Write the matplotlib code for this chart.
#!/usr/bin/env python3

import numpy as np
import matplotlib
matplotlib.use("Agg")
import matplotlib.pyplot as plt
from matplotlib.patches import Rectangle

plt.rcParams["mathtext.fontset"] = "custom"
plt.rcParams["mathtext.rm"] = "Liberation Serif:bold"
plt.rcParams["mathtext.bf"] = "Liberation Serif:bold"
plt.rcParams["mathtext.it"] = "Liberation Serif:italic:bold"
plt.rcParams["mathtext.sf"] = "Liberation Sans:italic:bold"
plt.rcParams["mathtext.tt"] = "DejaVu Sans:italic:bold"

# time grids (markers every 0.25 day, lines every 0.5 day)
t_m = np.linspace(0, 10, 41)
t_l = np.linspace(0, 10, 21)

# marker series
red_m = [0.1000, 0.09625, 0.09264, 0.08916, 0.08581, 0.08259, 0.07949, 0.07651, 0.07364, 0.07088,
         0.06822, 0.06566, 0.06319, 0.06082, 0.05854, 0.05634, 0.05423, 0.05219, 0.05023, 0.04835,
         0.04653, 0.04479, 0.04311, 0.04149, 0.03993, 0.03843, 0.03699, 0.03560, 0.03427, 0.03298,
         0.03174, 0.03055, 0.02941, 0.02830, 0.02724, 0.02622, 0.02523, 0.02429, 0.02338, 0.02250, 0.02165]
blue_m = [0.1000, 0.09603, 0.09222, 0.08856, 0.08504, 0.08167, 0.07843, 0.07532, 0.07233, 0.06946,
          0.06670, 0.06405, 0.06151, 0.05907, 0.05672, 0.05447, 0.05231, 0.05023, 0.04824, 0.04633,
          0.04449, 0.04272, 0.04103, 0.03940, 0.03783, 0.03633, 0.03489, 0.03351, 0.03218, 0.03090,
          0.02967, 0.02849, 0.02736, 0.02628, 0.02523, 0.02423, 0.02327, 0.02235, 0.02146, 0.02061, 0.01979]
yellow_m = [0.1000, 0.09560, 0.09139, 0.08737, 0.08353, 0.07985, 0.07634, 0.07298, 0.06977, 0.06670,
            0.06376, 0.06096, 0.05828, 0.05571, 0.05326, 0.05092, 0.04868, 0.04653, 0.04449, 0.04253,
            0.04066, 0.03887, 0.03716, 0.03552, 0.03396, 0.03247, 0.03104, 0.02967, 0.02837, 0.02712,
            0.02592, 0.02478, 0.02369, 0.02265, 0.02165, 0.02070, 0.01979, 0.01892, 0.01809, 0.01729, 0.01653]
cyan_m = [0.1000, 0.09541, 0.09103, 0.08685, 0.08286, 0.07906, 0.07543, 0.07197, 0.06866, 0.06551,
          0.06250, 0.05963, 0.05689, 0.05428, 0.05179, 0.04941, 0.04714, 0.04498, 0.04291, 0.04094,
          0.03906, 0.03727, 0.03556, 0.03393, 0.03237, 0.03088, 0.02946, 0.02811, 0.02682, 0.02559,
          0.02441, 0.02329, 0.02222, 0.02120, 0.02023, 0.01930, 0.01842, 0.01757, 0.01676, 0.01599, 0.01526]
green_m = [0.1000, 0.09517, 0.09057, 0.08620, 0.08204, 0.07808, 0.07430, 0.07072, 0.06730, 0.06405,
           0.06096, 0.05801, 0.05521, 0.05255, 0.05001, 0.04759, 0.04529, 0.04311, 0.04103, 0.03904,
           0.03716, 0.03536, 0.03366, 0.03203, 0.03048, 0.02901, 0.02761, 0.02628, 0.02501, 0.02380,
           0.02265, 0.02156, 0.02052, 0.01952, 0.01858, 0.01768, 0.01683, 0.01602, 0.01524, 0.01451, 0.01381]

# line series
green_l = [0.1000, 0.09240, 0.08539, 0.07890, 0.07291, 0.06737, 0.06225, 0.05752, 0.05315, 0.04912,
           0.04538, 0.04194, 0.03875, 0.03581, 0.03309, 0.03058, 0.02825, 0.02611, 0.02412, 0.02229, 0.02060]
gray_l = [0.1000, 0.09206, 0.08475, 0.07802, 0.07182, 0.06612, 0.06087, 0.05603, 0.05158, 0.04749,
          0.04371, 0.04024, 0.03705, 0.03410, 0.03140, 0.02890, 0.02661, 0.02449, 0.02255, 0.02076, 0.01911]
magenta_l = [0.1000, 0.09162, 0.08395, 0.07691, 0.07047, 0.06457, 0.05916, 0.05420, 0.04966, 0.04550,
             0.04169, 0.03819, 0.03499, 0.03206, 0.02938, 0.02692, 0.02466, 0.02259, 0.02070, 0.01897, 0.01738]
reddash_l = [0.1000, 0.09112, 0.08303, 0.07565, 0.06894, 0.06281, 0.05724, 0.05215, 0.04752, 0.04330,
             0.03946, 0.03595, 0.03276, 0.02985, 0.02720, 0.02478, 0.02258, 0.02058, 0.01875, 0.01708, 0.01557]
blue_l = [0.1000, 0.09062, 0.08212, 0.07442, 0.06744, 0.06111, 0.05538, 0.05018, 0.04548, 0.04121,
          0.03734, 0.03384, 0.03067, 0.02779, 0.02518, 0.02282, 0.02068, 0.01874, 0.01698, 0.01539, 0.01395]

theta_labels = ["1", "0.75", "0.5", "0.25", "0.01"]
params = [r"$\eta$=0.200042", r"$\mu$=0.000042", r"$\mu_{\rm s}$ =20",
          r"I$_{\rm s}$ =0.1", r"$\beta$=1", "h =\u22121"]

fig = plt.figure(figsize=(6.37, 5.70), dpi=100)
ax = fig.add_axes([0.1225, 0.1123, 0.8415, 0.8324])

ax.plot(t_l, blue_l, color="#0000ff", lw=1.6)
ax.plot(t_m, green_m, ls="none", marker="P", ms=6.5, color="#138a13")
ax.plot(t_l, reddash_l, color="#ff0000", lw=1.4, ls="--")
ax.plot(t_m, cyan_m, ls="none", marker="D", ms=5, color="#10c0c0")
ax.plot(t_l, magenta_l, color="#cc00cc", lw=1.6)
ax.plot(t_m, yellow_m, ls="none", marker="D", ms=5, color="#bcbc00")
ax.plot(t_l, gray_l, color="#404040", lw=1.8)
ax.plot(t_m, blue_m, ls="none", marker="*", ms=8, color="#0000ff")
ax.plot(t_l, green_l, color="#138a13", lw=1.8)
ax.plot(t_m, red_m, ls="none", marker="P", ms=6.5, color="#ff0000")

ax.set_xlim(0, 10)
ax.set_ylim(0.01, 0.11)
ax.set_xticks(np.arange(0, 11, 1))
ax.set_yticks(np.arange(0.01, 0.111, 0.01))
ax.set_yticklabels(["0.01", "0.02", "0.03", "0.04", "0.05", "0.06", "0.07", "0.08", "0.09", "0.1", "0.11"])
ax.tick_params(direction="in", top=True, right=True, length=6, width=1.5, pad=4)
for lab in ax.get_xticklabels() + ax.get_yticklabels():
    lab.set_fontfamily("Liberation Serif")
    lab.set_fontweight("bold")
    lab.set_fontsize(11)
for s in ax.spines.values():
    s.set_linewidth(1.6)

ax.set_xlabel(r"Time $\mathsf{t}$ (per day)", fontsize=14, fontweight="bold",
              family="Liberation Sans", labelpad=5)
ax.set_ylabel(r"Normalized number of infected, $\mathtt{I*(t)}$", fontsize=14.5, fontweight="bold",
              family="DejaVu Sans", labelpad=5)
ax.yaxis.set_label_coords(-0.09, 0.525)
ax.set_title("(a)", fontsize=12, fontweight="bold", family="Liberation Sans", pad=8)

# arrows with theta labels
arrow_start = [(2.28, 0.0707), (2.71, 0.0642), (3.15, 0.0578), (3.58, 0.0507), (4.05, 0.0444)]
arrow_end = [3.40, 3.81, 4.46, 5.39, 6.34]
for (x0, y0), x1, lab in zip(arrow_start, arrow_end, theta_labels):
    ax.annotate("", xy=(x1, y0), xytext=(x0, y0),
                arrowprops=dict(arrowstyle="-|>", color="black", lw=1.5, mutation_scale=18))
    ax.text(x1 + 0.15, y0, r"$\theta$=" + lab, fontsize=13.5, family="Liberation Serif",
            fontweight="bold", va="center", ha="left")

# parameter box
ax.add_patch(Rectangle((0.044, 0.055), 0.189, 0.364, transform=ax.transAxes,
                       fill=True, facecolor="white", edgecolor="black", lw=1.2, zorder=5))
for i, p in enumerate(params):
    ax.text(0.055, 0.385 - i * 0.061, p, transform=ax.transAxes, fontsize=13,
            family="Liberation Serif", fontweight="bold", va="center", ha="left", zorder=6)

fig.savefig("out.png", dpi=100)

• **What you will do**
Extract exactly the leading lines of the data, stopping at and including the line with "from matplotlib.patches import Rectangle".

• **Response to the exercise**
Write the matplotlib code for this chart.
#!/usr/bin/env python3

import numpy as np
import matplotlib
matplotlib.use("Agg")
import matplotlib.pyplot as plt
from matplotlib.patches import Rectangle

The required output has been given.